The first point to make is that implementing algorithms to achieve a given bound is hard. It is interesting to observe that as the code approaches the worst-case bound, even the slightest imperfections in the code tend to show up as observably-bad performance. It feels as though you are trying to squeeze a big balloon into a small box, and whenever you push on one part of the balloon, in order to get it to fit in the box, another part of the balloon escapes the box. My sense is that implementing algorithms so that they have the correct time complexity is harder than functional correctness, and that formalizing a proof that the implementation meets a given bound is going to be extremely difficult.
With Earley, I spent about a day going through the existing code, identifying invariants, which in this setting include not only functional correctness invariants, but also size invariants and time invariants. For example, an invariant might be: the size of every set in the range of this finite map is
O(n) and each set can be accessed (looked up in the map) in time
O(ln n). I then thought about the code, and decided that, from a complexity viewpoint, it was too complicated. This is interesting because I normally write code for functional correctness, but it is now clear that correctness in terms of execution time might also influence how the code is written. I then reorganized the code to make the time-cost more transparent, and more aligned to an informal argument I had about why the time complexity should be
O(n^3. ln n). The result appears to hit the desired time bound, but I can't help but feel slightly nervous because it took so much effort to get to this point, and I am still not absolutely certain that the code has the correct time complexity.

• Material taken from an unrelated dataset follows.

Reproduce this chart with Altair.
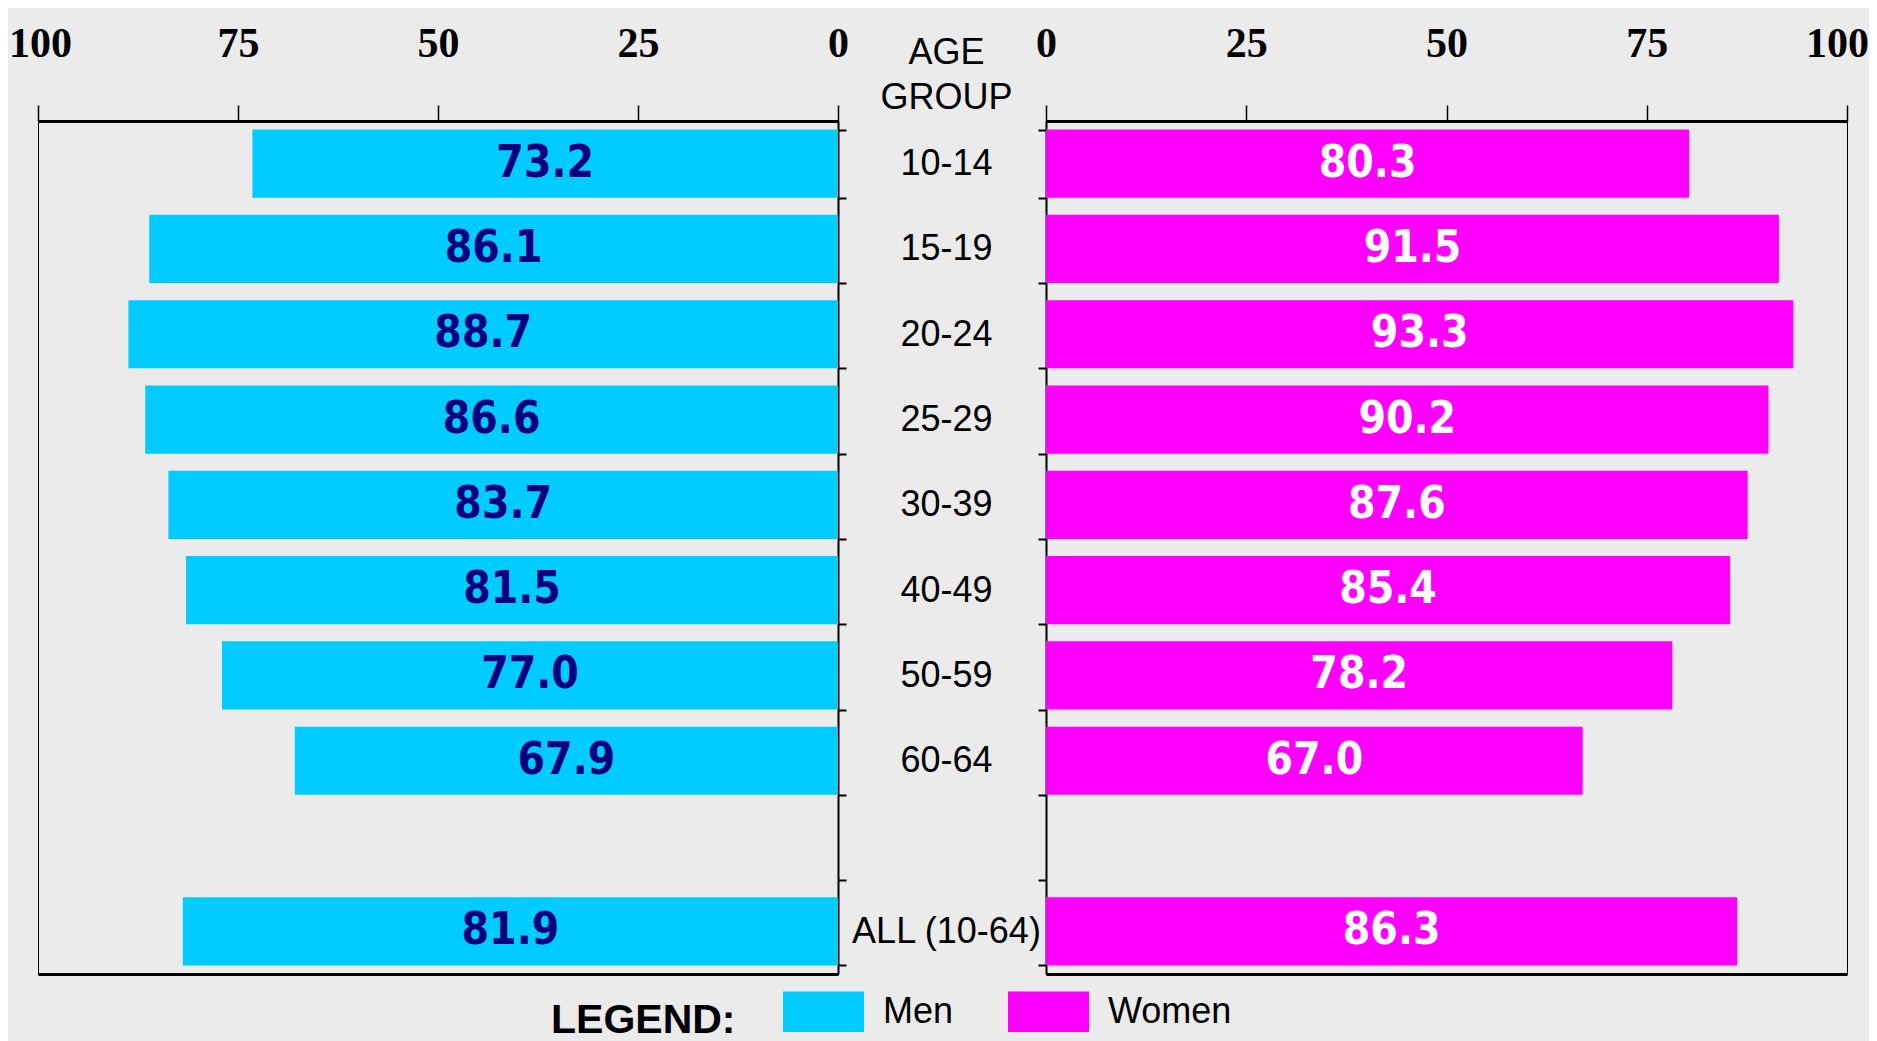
import altair as alt
import pandas as pd

categories = ["10-14", "15-19", "20-24", "25-29", "30-39", "40-49", "50-59", "60-64", " ", "ALL (10-64)"]
age_groups = ["10-14", "15-19", "20-24", "25-29", "30-39", "40-49", "50-59", "60-64", "ALL (10-64)"]
men = [73.2, 86.1, 88.7, 86.6, 83.7, 81.5, 77.0, 67.9, 81.9]
women = [80.3, 91.5, 93.3, 90.2, 87.6, 85.4, 78.2, 67.0, 86.3]
tick_values = [0, 25, 50, 75, 100]
sexes = ["Men", "Women"]
colors = ["#00CCFF", "#FF00FF"]

men_df = pd.DataFrame({"group": age_groups, "value": men, "sex": "Men"})
women_df = pd.DataFrame({"group": age_groups, "value": women, "sex": "Women"})

NARROW = "Liberation Sans Narrow, Arial Narrow, DejaVu Sans Condensed, sans-serif"
SERIF = "Liberation Serif"
SANS = "Liberation Sans"

y_scale = alt.Scale(domain=categories, paddingInner=0.2, paddingOuter=0.1)
color_scale = alt.Scale(domain=sexes, range=colors)

legend = alt.Legend(
    title="LEGEND:", orient="none", legendX=513, legendY=850,
    direction="horizontal", titleOrient="left", titleFont=SANS,
    titleFontSize=41, titleFontWeight="bold", titleColor="black",
    titlePadding=47, titleBaseline="top", titleAnchor="middle", titleLimit=400,
    labelFont=SANS, labelFontSize=36, labelColor="black", labelOffset=19,
    labelBaseline="middle", columnPadding=54, labelLimit=300,
    symbolType="M-1,-0.5H1V0.5H-1Z", symbolSize=6561,
    symbolStrokeWidth=0, symbolOpacity=1, padding=0,
)


def top_axis(offset_100):
    return alt.Axis(
        orient="top", values=tick_values, format="d", title=None, grid=False,
        tickSize=16, tickWidth=1.5, tickColor="black",
        domainWidth=3, domainColor="black",
        labelFont=SERIF, labelFontWeight="bold", labelFontSize=42,
        labelColor="black", labelPadding=40, labelFlush=False, labelOverlap=False,
        labelOffset={"condition": {"test": "datum.value === 100", "value": offset_100}, "value": 0},
    )


bottom_axis = alt.Axis(orient="bottom", labels=False, ticks=False, title=None,
                       grid=False, domainWidth=3, domainColor="black")


def panel(df, reverse, text_color, y_axis, width, offset_100):
    xs = alt.Scale(domain=[0, 100], reverse=reverse, nice=False)
    bars = alt.Chart(df).mark_bar().encode(
        x=alt.X("value:Q", scale=xs, axis=top_axis(offset_100)),
        y=alt.Y("group:N", scale=y_scale, axis=y_axis),
        color=alt.Color("sex:N", scale=color_scale, legend=legend),
    )
    labels = alt.Chart(df).transform_calculate(half="datum.value / 2").mark_text(
        font=NARROW, fontSize=44, fontWeight="bold", color=text_color,
        baseline="middle", align="center",
    ).encode(
        x=alt.X("half:Q", scale=xs, axis=bottom_axis),
        y=alt.Y("group:N", scale=y_scale, axis=None),
        text=alt.Text("value:Q", format=".1f"),
    )
    return alt.layer(bars, labels).resolve_axis(x="independent", y="independent").properties(
        width=width, height=853
    )


left_y = alt.Axis(orient="right", labels=False, title=None, grid=False,
                  tickSize=8, tickWidth=2, tickColor="black", tickBand="extent",
                  domainWidth=2, domainColor="black")
right_y = alt.Axis(orient="left", title=["AGE", "GROUP"], grid=False,
                   tickSize=8, tickWidth=2, tickColor="black", tickBand="extent",
                   domainWidth=2, domainColor="black",
                   labelFont=SANS, labelFontSize=36, labelColor="black",
                   labelAlign="center", labelPadding=92, labelLimit=400,
                   titleFont=SANS, titleFontSize=36, titleFontWeight="normal",
                   titleColor="black", titleAngle=0, titleAlign="center",
                   titleBaseline="alphabetic", titleX=-100, titleY=-58,
                   titleLineHeight=45, titleLimit=400)

left = panel(men_df, True, "#000080", left_y, 800, 2)
right = panel(women_df, False, "white", right_y, 801, -10)

chart = alt.hconcat(left, right, spacing=208, bounds="flush").configure(
    background="#EBEBEB",
    padding={"left": 0, "top": 13, "right": 0, "bottom": 0},
).configure_view(stroke="black", strokeWidth=1)

chart.save("out.html", embed_options={"renderer": "svg", "actions": False})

Of course, one way to be sure is to produce a formal proof that the implementation meets the desired time complexity bound. One barrier to doing this is that informal proofs about time complexity leave out an awful lot of details, and tend to be hard to formalize. Reasoning about time complexity is qualitatively different from the reasoning typically found in functional correctness proofs. I was reading Okasaki's "Purely Functional Data Structures" book recently, where he talks about amortized costs of algorithms, and the Banker's and Physicist's methods. These seem like plausible approaches that could be formalized to give formal guarantees, but my sense is that the task of giving a mechanized proof that an implementation meets a given time bound is still phenomenally difficult. Interesting though!
Update on 2013-12-04: it now appears that the reason previous versions seemed not to hit the time bound was due to GC issues (again!). The current version appears not to hit the time bound, until you fiddle about with various parameters. Also, fiddling about with a central datastructure also seemed to help (although theoretically this was a no-op): I changed a map from pairs of ints to a map from an int to (a map from an int) ie a currying-like change. Anyway, the algorithm is now nicely within the time bound. Rewriting the algorithm allowed me to be absolutely clear about how I thought the algorithm should behave, which in turn made it possible to track down the reason it was not behaving as expected.